Work required:
Wherever the string "this" shows up in a line, count that line. Give the total alone.

Information given:
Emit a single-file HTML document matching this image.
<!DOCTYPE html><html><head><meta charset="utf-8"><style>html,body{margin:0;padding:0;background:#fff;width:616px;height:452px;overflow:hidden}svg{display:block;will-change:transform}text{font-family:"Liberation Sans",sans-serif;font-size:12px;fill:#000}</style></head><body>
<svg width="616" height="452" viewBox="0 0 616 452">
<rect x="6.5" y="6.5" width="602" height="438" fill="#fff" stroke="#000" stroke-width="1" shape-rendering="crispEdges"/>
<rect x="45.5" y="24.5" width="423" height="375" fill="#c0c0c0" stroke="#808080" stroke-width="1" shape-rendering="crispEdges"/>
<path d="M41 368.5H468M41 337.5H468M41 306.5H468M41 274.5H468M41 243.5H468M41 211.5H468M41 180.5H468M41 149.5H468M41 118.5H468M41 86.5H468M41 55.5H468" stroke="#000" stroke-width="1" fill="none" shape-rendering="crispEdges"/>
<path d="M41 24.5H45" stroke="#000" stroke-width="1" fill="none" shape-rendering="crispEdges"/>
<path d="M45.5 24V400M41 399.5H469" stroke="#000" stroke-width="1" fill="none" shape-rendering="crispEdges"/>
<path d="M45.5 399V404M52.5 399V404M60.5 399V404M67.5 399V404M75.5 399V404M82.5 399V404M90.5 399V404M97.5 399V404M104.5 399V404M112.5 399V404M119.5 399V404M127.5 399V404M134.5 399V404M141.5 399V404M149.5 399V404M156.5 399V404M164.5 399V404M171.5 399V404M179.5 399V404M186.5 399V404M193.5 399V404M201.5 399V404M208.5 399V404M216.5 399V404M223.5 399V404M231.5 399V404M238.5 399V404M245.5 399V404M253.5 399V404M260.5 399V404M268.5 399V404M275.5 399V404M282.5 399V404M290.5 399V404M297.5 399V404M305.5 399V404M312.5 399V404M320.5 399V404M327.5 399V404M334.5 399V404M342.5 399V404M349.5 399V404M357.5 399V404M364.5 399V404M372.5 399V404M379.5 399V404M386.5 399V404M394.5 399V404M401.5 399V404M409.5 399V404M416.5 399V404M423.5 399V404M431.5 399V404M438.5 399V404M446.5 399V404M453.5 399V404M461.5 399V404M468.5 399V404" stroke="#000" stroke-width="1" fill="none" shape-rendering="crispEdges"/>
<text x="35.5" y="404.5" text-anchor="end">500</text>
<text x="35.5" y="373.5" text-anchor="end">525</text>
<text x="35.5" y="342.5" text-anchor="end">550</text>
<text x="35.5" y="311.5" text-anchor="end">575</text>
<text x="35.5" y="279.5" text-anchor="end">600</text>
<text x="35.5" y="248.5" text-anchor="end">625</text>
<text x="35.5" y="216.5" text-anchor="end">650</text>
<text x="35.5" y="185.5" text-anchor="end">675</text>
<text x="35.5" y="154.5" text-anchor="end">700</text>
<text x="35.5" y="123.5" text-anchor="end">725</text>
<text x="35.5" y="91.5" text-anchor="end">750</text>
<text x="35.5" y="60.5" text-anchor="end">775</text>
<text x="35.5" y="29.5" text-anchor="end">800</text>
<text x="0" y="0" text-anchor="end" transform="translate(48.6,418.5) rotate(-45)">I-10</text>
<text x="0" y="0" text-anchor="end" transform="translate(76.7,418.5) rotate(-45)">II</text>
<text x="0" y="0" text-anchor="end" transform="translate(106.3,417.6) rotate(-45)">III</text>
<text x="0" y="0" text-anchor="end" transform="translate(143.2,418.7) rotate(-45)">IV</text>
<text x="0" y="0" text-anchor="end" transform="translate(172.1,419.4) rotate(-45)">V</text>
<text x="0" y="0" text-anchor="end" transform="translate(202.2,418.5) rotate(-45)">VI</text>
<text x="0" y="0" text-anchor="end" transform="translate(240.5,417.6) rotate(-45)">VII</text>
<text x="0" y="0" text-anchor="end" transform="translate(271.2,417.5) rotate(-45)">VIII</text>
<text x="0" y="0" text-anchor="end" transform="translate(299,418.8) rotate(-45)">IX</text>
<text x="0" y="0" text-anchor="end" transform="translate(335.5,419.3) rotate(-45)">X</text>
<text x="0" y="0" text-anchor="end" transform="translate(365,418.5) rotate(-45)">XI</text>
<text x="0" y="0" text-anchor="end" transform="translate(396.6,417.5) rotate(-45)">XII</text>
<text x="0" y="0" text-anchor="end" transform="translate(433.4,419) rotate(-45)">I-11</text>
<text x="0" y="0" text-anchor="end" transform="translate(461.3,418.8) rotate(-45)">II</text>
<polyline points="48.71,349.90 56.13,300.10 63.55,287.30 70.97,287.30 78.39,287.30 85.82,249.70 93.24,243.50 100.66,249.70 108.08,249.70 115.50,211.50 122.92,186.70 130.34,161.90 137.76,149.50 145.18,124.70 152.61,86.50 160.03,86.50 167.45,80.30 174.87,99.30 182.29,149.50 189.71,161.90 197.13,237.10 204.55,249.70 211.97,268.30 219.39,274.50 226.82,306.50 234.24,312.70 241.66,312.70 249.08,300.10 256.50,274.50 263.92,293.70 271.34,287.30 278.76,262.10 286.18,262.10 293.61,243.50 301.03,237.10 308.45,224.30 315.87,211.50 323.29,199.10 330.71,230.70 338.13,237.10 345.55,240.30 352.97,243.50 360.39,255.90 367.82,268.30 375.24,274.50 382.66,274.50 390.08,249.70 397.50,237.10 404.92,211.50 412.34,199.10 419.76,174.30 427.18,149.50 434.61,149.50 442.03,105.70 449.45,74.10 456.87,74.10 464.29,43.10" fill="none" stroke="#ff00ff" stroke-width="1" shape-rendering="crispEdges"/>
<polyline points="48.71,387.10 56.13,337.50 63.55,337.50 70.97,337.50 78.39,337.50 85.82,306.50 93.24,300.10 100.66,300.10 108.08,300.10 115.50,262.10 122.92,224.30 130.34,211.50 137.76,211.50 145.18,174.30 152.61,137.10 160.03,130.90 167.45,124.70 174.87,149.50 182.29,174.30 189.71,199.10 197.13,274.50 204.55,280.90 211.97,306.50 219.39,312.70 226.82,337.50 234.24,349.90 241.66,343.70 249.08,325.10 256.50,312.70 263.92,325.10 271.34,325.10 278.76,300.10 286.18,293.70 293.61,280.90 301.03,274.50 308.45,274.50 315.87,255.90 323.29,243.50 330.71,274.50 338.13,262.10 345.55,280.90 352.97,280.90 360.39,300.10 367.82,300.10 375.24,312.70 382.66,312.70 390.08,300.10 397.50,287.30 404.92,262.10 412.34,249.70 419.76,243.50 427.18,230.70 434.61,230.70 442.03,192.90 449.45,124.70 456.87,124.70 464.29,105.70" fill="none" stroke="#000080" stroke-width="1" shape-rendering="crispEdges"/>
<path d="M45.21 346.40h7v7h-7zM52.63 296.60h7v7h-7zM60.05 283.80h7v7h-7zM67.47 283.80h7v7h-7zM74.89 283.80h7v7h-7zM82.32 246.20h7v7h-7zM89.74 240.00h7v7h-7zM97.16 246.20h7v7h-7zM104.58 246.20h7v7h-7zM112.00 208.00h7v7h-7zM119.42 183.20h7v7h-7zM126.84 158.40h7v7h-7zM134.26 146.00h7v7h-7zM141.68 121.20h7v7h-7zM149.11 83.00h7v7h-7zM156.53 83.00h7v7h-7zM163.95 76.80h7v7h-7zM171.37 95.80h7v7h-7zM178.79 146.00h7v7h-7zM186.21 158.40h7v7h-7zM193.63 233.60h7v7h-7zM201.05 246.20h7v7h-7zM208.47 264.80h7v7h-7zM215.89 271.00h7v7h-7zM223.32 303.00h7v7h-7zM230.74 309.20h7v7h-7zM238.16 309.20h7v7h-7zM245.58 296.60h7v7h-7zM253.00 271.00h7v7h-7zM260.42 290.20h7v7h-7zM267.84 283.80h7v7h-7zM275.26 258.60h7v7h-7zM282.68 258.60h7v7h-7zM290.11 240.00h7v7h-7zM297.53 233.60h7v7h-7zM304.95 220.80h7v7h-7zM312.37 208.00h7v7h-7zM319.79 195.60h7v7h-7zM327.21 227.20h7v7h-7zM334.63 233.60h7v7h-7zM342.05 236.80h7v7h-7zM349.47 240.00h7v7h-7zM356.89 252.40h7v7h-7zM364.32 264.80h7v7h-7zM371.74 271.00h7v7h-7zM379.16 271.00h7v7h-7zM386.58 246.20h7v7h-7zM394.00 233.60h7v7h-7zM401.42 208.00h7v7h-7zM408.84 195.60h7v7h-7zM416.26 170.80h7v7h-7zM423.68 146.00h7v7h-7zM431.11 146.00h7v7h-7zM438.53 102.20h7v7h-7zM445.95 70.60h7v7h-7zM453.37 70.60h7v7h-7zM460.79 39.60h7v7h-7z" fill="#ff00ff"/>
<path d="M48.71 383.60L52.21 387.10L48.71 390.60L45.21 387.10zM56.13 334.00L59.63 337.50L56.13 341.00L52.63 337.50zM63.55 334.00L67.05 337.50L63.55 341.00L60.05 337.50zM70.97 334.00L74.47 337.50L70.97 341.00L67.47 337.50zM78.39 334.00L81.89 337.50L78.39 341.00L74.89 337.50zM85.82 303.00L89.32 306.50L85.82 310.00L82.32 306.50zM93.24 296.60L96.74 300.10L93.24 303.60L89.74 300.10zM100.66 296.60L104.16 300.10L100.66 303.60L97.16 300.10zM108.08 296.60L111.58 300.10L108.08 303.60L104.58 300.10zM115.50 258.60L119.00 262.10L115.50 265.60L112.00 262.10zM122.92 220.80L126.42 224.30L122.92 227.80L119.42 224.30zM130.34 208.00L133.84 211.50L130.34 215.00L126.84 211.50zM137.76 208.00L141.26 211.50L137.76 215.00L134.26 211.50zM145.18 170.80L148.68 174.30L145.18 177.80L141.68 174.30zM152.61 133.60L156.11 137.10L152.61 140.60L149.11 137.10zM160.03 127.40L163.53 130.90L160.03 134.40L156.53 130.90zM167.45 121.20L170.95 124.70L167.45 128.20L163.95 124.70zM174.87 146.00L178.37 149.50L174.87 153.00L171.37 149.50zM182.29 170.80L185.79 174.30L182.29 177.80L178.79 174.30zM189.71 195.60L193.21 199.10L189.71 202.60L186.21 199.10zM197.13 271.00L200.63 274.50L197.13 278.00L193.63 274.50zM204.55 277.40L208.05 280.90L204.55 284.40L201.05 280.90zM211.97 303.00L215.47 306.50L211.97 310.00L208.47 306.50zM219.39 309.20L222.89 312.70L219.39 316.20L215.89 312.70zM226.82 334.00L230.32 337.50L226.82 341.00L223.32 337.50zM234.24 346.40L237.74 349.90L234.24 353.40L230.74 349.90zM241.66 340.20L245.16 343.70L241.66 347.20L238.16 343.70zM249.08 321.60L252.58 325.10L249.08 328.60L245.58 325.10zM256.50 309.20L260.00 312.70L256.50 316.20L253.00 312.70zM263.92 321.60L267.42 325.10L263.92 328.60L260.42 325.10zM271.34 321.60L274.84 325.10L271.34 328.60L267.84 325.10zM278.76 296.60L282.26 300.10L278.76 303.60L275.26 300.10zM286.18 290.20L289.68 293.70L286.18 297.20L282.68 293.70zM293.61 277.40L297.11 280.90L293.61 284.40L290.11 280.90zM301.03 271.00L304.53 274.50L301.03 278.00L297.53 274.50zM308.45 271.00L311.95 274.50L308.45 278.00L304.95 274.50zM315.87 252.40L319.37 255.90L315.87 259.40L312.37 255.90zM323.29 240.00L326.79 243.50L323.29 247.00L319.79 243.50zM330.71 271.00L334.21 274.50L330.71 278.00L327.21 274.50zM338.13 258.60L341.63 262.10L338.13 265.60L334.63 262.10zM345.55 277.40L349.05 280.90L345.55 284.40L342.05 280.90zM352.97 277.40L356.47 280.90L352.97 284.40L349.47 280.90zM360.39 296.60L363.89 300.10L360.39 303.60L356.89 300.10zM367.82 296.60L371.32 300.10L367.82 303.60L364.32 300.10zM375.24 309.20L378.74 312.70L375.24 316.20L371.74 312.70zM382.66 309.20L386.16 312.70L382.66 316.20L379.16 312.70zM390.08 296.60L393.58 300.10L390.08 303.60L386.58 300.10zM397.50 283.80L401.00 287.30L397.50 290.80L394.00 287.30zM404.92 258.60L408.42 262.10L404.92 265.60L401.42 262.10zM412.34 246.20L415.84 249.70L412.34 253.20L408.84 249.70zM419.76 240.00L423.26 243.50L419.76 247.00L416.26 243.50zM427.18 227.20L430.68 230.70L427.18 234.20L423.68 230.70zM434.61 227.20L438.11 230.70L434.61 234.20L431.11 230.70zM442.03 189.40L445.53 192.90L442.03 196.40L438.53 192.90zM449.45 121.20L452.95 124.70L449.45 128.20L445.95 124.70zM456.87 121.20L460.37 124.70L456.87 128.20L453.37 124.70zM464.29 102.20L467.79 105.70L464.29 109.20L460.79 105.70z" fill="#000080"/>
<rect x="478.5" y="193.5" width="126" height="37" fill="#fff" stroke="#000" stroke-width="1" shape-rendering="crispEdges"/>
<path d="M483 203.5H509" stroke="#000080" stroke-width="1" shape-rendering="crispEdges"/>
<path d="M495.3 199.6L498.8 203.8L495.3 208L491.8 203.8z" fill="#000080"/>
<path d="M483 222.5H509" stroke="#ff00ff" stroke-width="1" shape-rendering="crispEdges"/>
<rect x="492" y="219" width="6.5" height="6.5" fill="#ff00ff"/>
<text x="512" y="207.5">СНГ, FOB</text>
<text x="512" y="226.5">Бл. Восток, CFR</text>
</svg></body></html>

--

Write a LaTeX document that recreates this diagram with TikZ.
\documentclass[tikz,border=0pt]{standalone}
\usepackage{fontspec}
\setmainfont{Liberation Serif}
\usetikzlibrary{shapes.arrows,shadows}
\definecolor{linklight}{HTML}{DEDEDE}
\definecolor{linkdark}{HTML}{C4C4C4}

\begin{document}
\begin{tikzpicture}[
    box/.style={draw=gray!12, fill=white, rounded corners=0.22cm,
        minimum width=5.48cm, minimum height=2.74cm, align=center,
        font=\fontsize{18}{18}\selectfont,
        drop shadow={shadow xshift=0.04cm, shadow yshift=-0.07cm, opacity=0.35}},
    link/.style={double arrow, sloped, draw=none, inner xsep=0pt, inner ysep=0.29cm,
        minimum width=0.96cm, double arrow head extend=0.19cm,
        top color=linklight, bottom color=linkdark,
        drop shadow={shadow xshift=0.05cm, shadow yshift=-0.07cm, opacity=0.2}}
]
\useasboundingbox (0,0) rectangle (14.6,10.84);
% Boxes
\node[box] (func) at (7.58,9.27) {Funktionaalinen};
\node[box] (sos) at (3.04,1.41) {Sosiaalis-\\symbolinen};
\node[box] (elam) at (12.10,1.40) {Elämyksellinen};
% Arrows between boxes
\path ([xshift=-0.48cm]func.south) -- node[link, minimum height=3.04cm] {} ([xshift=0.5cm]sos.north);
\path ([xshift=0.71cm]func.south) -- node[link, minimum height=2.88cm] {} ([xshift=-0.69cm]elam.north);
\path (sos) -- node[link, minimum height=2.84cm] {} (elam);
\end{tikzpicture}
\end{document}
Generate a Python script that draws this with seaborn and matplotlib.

Written answer:
3